SunCal to pursue Plan A from Measure B
Representatives from SunCal have told city officials that they intend to negotiate for the right to use a state affordable-housing law to implement the developer’s original plan for Alameda Point – a move that could allow the developer to build its non-Measure A compliant plan without taking it back to voters.
“Alameda staff met with SunCal to continue discussion items from March 25th. SunCal indicated it intends to negotiate a … provision that provides the Master Developer an option to apply for a density bonus that will permit the land uses, units, and density similar to the Calthorpe Plan contained in Measure B,” city staff wrote in an update on SunCal activity for the City Council meeting tonight.
The “Calthorpe Plan” is the Peter Calthorpe-designed development for the Point that included 4,841 housing units, many of them in multifamily buildings. Multifamily buildings, with some very limited exceptions, are prohibited by Measure A.

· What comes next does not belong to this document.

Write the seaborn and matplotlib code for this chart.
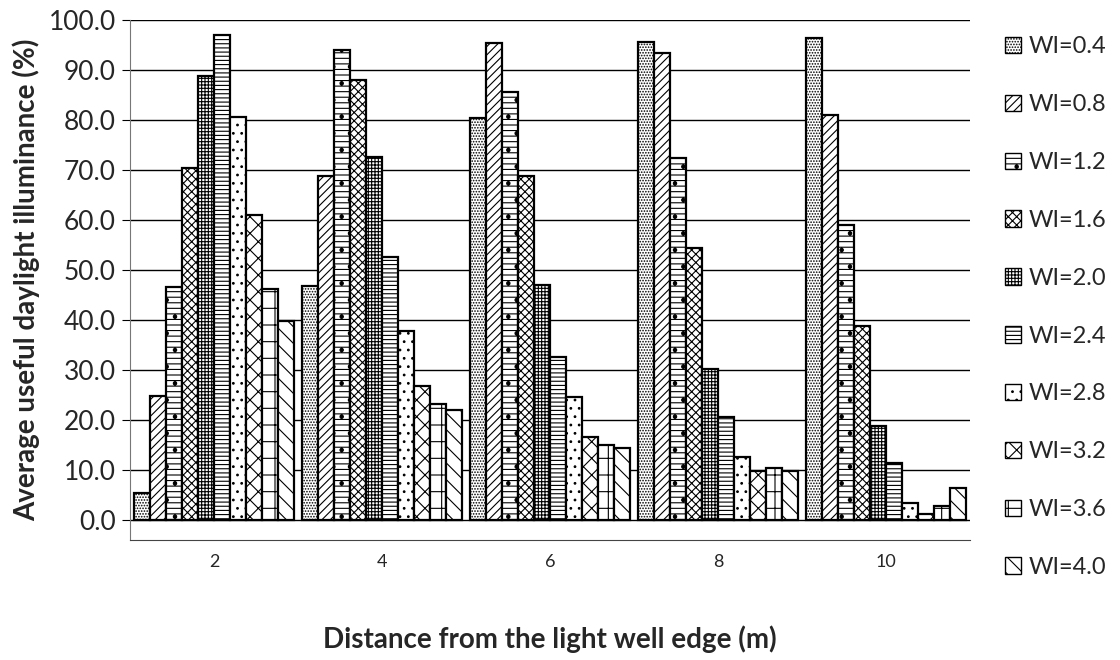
import pandas as pd
import matplotlib.pyplot as plt
import seaborn as sns
from matplotlib.patches import Patch

# ---------------------------
# Data
# ---------------------------
distances = ["2", "4", "6", "8", "10"]
wi_levels = ["WI=0.4", "WI=0.8", "WI=1.2", "WI=1.6", "WI=2.0",
             "WI=2.4", "WI=2.8", "WI=3.2", "WI=3.6", "WI=4.0"]

wi_04 = [5.3, 46.7, 80.3, 95.6, 96.3]
wi_08 = [24.8, 68.8, 95.3, 93.3, 81.0]
wi_12 = [46.6, 94.0, 85.5, 72.3, 59.0]
wi_16 = [70.4, 88.0, 68.7, 54.3, 38.8]
wi_20 = [88.8, 72.5, 47.0, 30.2, 18.7]
wi_24 = [97.0, 52.5, 32.5, 20.5, 11.3]
wi_28 = [80.6, 37.7, 24.5, 12.5, 3.3]
wi_32 = [61.0, 26.8, 16.5, 9.8, 1.2]
wi_36 = [46.2, 23.2, 15.0, 10.3, 2.7]
wi_40 = [39.8, 22.0, 14.3, 9.8, 6.4]

series = [wi_04, wi_08, wi_12, wi_16, wi_20, wi_24, wi_28, wi_32, wi_36, wi_40]
hatches = ["......", "////", "---.", "xxxx", "+++++", "----", "..", "xx", "+", "\\\\"]

rows = []
for lvl, vals in zip(wi_levels, series):
    for d, v in zip(distances, vals):
        rows.append({"distance": d, "wi": lvl, "udi": v})
df = pd.DataFrame(rows)

sns.set_style("white")
plt.rcParams["font.family"] = ["Lato", "DejaVu Sans"]
plt.rcParams["hatch.linewidth"] = 0.8

fig = plt.figure(figsize=(11.2, 6.6), dpi=100)
ax = fig.add_axes([0.116, 0.182, 0.75, 0.788])

sns.barplot(data=df, x="distance", y="udi", hue="wi", order=distances,
            hue_order=wi_levels, color="white", edgecolor="black",
            linewidth=1.6, width=0.95, gap=0, legend=False, ax=ax, zorder=3)

for cont, h in zip(ax.containers, hatches):
    for bar in cont:
        bar.set_facecolor("white")
        bar.set_hatch(h)

ax.set_xlim(-0.5, 4.5)
ax.set_ylim(-4, 100)
ax.set_yticks(range(0, 101, 10))
ax.set_yticklabels([f"{v:.1f}" for v in range(0, 101, 10)], fontsize=19)
ax.yaxis.grid(True, color="black", linewidth=1.0, zorder=0)
ax.set_axisbelow(True)

# category axis: ticks at group boundaries, labels centred
ax.set_xticks(range(len(distances)))
ax.set_xticklabels(distances, fontsize=13)
ax.tick_params(axis="x", length=0, pad=10)
ax.set_xticks([i - 0.5 for i in range(len(distances) + 1)], minor=True)
ax.tick_params(axis="x", which="minor", length=8, direction="out", color="black")
ax.tick_params(axis="y", length=6, direction="out", color="black", left=True, pad=4)

for side in ["top", "right"]:
    ax.spines[side].set_visible(False)
ax.spines["left"].set_color("#777777")
ax.spines["left"].set_linewidth(0.8)
ax.spines["bottom"].set_color("#444444")
ax.spines["bottom"].set_linewidth(0.8)

ax.set_xlabel("Distance from the light well edge (m)", fontsize=20,
              fontweight="bold", labelpad=40)
ax.set_ylabel("Average useful daylight illuminance (%)", fontsize=20,
              fontweight="bold", labelpad=6)

handles = [Patch(facecolor="white", edgecolor="black", hatch=h, label=l)
           for l, h in zip(wi_levels, hatches)]
fig.legend(handles=handles, loc="upper left", bbox_to_anchor=(0.878, 0.977),
           frameon=False, fontsize=17, handlelength=0.7, handleheight=0.7,
           handletextpad=0.3, labelspacing=1.56)

fig.savefig("out.png", dpi=100)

SunCal’s representatives said they intend to send a letter to the city outlining their intent. The developer’s representatives have intimated that they’d like to use the density bonus to develop the Point, but they have not yet said how they would seek to use it. (They mentioned the meeting in their new running blog, but didn’t lay out those specifics.)
State law allows developers to seek breaks from city building rules like building heights and setbacks in exchange for building affordable housing. Alameda’s just passed density bonus ordinance (it covers the city’s commercial areas; the one regulating residential areas is still in progress) would also give developers the right to apply for a pass on Measure A if they can prove their project wouldn’t pencil out otherwise.
SunCal’s new plan would include 3,712 housing units. Under the density bonus rules, the developer could get permission to build up to 35 percent more housing, depending on how much “affordable” housing they build.
SunCal exercised its legal option to submit its development plan directly to the city about two weeks before voters turned down their development plan and a related business agreement at the polls. But city staff said the plan didn’t comply with the terms of SunCal’s negotiating agreement with the city, and they gave the developer 30 business days to fix the problem or risk being in default of their negotiating agreement.
The developer submitted a Measure A-compliant plan on March 22, about a half hour before the deadline was to expire. But they said they still want to build their original plan.
City staff wrote in their summary to council that they are checking to see if the plan complies with the terms of SunCal’s negotiating agreement. They said they hope to wrap that up by the end of this month.
Separately, Reuters has reported that Westland Development Company, the SunCal and D.E. Shaw-owned company that was to build on tens of thousands of acres in Albuquerque, N.M., has filed for bankruptcy.
The company told Reuters it filed for bankruptcy to avoid the uncertainty associated with litigation filed by lenders, who sued when $181.5 million in loans to Westland matured.
Also on the council’s agenda: Negotiations between the firefighters union and city management for a new firefighters contract continue. The existing contract lapsed in January.
The council is set tonight to consider approving an agreement to darken the department’s assistant fire marshal and fire protection engineer positions. Instead, the city would allow six firefighters to train to become fire investigators, and it would be allowed to contract out the fire protection engineer position. In exchange, the firefighters union would agree to withdraw its grievances regarding the city’s failure to fill the assistant marshal position, and it would also agree not to sue.
Oh, and Councilman Frank Matarrese has asked his fellow dais-mates to begin a process to revitalize Webster Street.